Hurricane Sandy pounds U.S. East Coast as it marches towards Canada

The U.S. East Coast came under an unrelenting assault from a historic, potentially calamitous hurricane that was gaining strength Monday as it lurched through America’s most populous region, charting a course for the largest metropolitan areas in Canada.

Hurricane Sandy was wreaking havoc for as many as 50 million people throughout the American mid-Atlantic hours before the eye of the storm was expected to make landfall in New Jersey or Delaware.

The scenes of carnage provided a grim glimpse to Canadians in Ontario, Quebec and the Maritimes of what might loom ahead later this week.

Most of Atlantic City, the famous tourist hotspot on the New Jersey shore, was underwater by midday on Monday and a portion of its storied boardwalk was washed away.

Water gushed over seawalls in lower Manhattan. Authorities closed the Holland Tunnel, linking Manhattan and New Jersey, fearful it would fill with water.

In the city’s mid-town, a wind-ravaged construction crane atop a skyscraper dangled 65 storeys over Carnegie Hall like a twig, forcing the evacuation of the area.

The New York Stock Exchange was shut down and was likely to remain closed on Tuesday. Subways and schools were closed throughout the region on Monday and Tuesday; more than 7,000 flights were grounded.

Just a week before the presidential election, thousands of Americans made their way inland, away from the perilous Atlantic coast, to seek shelter from the storm. Both U.S. President Barack Obama and Mitt Romney suspended their campaigns.

The U.S. Coast Guard was searching for two crew members of the HMS Bounty, a three-masted tall ship that appeared in two Hollywood movies, after the vessel sank in stormy waters off North Carolina. Fourteen were rescued.

In Delaware, the popular vacation destination of Rehoboth Beach was underwater and buildings were in ruins. The situation was similarly grim in Ocean City, Md., where the town’s fishing pier had been destroyed and the streets were filling up with seawater.

Even the normally peaceful, burbling brooks of Rock Creek and Sligo Creek in D.C.’s Maryland suburbs were furious torrents of white water.

“The days ahead are going to be very difficult,” Maryland Gov. Martin O’Malley said. “There will be people who die and are killed in this storm.”

Gov. Daniel Malloy of Connecticut had a similarly bleak message: “Stay home. Let me repeat that: Stay home…. This is the most catastrophic event that we have faced and been able to plan for in any of our lifetimes.”
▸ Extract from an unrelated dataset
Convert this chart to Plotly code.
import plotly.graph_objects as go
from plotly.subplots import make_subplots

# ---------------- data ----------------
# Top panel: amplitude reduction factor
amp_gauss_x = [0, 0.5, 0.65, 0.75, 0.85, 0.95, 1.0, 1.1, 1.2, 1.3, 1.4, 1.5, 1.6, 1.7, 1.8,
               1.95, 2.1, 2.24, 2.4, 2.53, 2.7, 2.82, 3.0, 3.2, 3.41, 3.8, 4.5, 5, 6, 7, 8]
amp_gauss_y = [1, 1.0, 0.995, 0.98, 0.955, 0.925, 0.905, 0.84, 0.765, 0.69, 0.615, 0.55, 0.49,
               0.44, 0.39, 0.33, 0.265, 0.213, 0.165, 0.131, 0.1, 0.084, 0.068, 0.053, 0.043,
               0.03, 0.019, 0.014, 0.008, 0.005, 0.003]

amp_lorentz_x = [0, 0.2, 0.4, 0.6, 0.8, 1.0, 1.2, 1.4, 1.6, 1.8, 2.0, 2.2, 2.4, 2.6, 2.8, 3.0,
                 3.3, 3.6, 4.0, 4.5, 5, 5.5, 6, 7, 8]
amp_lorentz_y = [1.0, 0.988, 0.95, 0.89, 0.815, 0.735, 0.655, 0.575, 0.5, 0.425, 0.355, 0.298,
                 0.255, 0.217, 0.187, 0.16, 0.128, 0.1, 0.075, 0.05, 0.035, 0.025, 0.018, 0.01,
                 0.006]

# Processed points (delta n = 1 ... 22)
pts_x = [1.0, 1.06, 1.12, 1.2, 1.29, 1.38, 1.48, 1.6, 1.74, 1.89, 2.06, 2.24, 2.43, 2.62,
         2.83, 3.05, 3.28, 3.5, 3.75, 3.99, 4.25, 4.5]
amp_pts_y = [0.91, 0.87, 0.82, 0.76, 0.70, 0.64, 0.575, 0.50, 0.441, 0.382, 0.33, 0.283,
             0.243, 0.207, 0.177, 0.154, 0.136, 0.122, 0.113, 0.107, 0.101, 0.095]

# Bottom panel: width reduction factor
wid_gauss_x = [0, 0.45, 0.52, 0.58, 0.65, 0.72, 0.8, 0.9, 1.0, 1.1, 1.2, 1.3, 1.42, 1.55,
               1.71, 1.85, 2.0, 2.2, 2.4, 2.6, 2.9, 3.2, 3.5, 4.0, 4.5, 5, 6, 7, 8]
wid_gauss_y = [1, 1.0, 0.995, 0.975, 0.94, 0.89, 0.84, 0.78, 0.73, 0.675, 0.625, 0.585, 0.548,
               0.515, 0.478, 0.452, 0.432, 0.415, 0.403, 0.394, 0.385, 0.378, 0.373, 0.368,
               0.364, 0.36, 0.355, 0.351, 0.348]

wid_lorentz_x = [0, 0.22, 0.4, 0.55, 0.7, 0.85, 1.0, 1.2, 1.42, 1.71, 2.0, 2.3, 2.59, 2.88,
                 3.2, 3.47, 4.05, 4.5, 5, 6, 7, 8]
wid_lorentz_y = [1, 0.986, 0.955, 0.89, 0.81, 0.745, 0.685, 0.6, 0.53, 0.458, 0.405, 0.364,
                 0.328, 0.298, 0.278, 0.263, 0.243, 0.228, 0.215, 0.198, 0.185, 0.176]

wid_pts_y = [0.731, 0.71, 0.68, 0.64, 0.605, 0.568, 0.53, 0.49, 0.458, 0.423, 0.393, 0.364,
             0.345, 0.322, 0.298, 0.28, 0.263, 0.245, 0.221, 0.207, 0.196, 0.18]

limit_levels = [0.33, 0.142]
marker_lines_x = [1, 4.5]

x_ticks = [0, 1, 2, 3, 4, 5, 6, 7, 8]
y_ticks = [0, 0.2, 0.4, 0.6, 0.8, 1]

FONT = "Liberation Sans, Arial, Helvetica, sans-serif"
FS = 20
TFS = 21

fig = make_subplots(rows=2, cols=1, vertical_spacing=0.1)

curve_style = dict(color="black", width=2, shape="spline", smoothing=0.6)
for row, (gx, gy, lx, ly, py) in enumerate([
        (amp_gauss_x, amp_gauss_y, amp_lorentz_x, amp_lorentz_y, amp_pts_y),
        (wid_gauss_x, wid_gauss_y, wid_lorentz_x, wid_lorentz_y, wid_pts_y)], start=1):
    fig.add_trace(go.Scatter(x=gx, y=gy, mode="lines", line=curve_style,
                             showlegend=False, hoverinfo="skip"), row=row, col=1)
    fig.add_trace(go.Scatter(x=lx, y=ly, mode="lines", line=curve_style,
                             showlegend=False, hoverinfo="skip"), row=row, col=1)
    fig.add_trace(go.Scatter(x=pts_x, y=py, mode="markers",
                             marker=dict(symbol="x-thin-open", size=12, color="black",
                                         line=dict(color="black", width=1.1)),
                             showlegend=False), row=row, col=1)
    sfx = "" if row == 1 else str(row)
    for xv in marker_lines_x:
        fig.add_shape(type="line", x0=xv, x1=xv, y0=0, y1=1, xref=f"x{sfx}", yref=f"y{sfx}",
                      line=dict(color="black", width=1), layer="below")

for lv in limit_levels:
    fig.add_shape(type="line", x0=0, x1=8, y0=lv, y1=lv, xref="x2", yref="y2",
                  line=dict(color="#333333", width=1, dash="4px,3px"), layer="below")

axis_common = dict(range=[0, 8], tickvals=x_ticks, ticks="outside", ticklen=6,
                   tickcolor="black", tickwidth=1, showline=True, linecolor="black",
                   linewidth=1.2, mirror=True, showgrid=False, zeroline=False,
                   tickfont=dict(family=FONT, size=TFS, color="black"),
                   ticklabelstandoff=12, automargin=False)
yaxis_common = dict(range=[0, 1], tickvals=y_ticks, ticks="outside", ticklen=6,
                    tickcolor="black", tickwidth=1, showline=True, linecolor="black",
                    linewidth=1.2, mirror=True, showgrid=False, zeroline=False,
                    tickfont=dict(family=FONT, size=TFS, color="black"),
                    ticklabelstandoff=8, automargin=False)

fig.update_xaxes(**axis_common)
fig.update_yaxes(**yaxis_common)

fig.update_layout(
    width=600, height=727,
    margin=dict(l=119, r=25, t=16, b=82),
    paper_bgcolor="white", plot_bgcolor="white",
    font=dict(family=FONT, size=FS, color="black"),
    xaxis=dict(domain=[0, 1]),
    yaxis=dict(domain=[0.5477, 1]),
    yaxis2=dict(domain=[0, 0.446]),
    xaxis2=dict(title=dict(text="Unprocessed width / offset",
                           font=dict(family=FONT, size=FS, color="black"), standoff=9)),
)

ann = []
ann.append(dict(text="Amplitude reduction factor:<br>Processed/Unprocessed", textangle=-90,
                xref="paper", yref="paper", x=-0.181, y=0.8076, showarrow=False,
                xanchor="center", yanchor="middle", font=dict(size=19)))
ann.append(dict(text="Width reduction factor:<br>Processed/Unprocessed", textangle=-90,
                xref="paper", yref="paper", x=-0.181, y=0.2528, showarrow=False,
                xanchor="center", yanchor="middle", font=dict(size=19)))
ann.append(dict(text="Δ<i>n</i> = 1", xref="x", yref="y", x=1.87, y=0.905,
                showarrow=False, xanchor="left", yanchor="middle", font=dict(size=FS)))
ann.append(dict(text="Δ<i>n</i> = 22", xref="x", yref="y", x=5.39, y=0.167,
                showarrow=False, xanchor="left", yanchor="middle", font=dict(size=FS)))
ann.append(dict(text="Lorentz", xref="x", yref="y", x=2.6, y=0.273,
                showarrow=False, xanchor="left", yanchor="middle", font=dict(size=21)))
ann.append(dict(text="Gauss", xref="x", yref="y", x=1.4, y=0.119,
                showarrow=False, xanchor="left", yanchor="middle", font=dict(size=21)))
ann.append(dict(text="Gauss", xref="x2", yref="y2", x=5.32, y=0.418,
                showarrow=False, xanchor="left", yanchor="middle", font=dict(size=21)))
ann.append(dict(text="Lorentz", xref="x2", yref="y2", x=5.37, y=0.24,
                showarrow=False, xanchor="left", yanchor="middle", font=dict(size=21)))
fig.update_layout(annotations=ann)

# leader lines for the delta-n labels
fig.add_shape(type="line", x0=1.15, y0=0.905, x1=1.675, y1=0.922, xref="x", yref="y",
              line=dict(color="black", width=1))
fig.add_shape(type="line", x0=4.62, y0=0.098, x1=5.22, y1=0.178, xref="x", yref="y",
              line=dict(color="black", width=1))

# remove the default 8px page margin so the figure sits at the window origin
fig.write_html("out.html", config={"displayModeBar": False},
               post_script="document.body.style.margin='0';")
Sandy was already a monumental storm system when it picked up speed on Monday morning, resulting in sustained winds as powerful as 140 km/h.
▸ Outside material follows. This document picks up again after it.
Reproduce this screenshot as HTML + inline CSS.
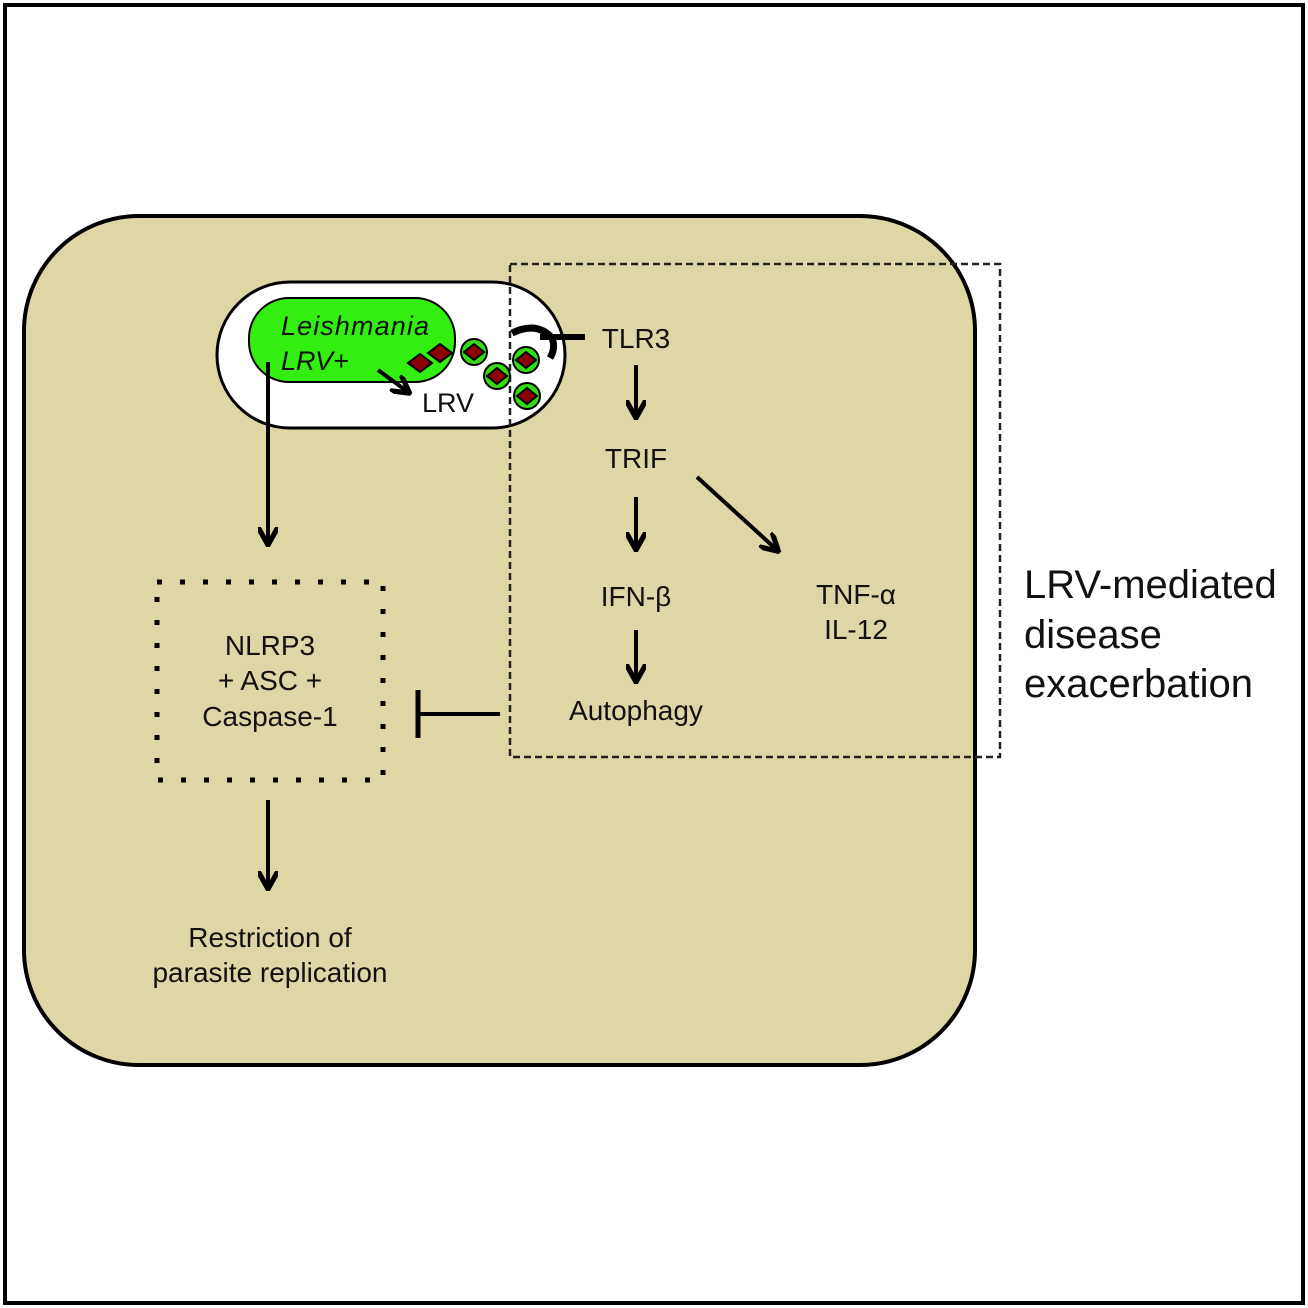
<!DOCTYPE html>
<html><head><style>body{margin:0;background:#fff}svg{display:block}text{font-family:"Liberation Sans",sans-serif;fill:#111}</style></head><body>
<svg width="1308" height="1308" viewBox="0 0 1308 1308">
<defs><marker id="a" viewBox="0 0 10 10" refX="8" refY="5" markerWidth="5" markerHeight="5" orient="auto"><path d="M0,0 L9,5 L0,10" fill="none" stroke="#000" stroke-width="2.6"/></marker></defs>
<rect x="5" y="5" width="1298" height="1298" fill="#fff" stroke="#000" stroke-width="4"/>
<rect x="24" y="216" width="951" height="849" rx="115" fill="#dfd6a5" stroke="#000" stroke-width="4"/>
<rect x="217" y="282" width="348" height="146" rx="73" fill="#fff" stroke="#000" stroke-width="3"/>
<rect x="249" y="298" width="206" height="84" rx="40" fill="#33ee11" stroke="#000" stroke-width="2"/>
<rect x="510" y="264" width="490" height="493" fill="none" stroke="#222" stroke-width="2.5" stroke-dasharray="7,4"/>
<rect x="157" y="582" width="226" height="198" fill="none" stroke="#000" stroke-width="5" stroke-dasharray="5,18"/>
<text x="281" y="335" font-size="27" font-style="italic" textLength="148">Leishmania</text>
<text x="281" y="370" font-size="27" font-style="italic">LRV+</text>
<text x="422" y="412" font-size="27">LRV</text>
<g stroke="#000" stroke-width="2">
<path d="M408,363 l12,-9 12,9 -12,9z" fill="#8b0000"/><path d="M428,353 l12,-9 12,9 -12,9z" fill="#8b0000"/>
<g fill="#33dd11"><circle cx="474" cy="352" r="13"/><circle cx="497" cy="376" r="13"/><circle cx="526" cy="360" r="13"/><circle cx="527" cy="396" r="13"/></g>
<g fill="#8b0000"><path d="M464,352 l10,-8 10,8 -10,8z"/><path d="M487,376 l10,-8 10,8 -10,8z"/><path d="M516,360 l10,-8 10,8 -10,8z"/><path d="M517,396 l10,-8 10,8 -10,8z"/></g>
</g>
<path d="M512,333 q25,-12 40,5 q4,10 -2,20" fill="none" stroke="#000" stroke-width="7"/>
<line x1="540" y1="337" x2="585" y2="337" stroke="#000" stroke-width="6"/>
<g stroke="#000" stroke-width="4" fill="none" marker-end="url(#a)">
<line x1="378" y1="370" x2="408" y2="392"/>
<line x1="268" y1="362" x2="268" y2="543"/>
<line x1="636" y1="365" x2="636" y2="416"/>
<line x1="636" y1="497" x2="636" y2="548"/>
<line x1="636" y1="630" x2="636" y2="680"/>
<line x1="697" y1="477" x2="777" y2="550"/>
<line x1="268" y1="800" x2="268" y2="887"/>
</g>
<line x1="500" y1="714" x2="418" y2="714" stroke="#000" stroke-width="4"/>
<line x1="418" y1="690" x2="418" y2="738" stroke="#000" stroke-width="5"/>
<g font-size="28" text-anchor="middle">
<text x="636" y="348">TLR3</text>
<text x="636" y="468">TRIF</text>
<text x="636" y="606">IFN-β</text>
<text x="636" y="720">Autophagy</text>
<text x="856" y="604">TNF-α</text>
<text x="856" y="639">IL-12</text>
<text x="270" y="655">NLRP3</text>
<text x="270" y="690">+ ASC +</text>
<text x="270" y="726">Caspase-1</text>
<text x="270" y="947">Restriction of</text>
<text x="270" y="982">parasite replication</text>
</g>
<g font-size="40"><text x="1024" y="598">LRV-mediated</text><text x="1024" y="648">disease</text><text x="1024" y="697">exacerbation</text></g>
</svg>
</body></html>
The eye of the storm was expected to hit the New Jersey or Delaware shore later Monday, even though their coastal regions had already been devastated by the storm surge and fierce winds that preceded the heart of the tempest.

Once ashore, Sandy is expected to collide with two other weather systems — a massive cold front to the west and an Arctic mass heading south from Greenland — to create what’s known by meteorologists as a “perfect storm.”

Officials cautioned that New York City and Long Island were on track to feel the brunt of the monster.

They warned of a storm surge higher than three metres with the potential to swamp lower Manhattan, flood the city’s subway tunnels and paralyze an underground network of communication and electrical cables that service the world’s financial nerve centre.

Some 375,000 people live in lower Manhattan and other low-lying areas of New York City; despite orders to evacuate what’s known as “Zone A” on Sunday, thousands remained.

Mayor Michael Bloomberg urged those holdouts to get out immediately on Monday afternoon.

“If you are still in Zone A and can find a way to leave, leave immediately,” he said. “Conditions are deteriorating very rapidly and the window for you getting out safely is closing.”

Snow also posed a threat to the area. As much as a metre of heavy, wet snow was forecast for West Virginia. Pennsylvania and Ohio were also expected to get some snow.

Monday’s full moon was also expected to cause even greater flooding since tides will be at their highest.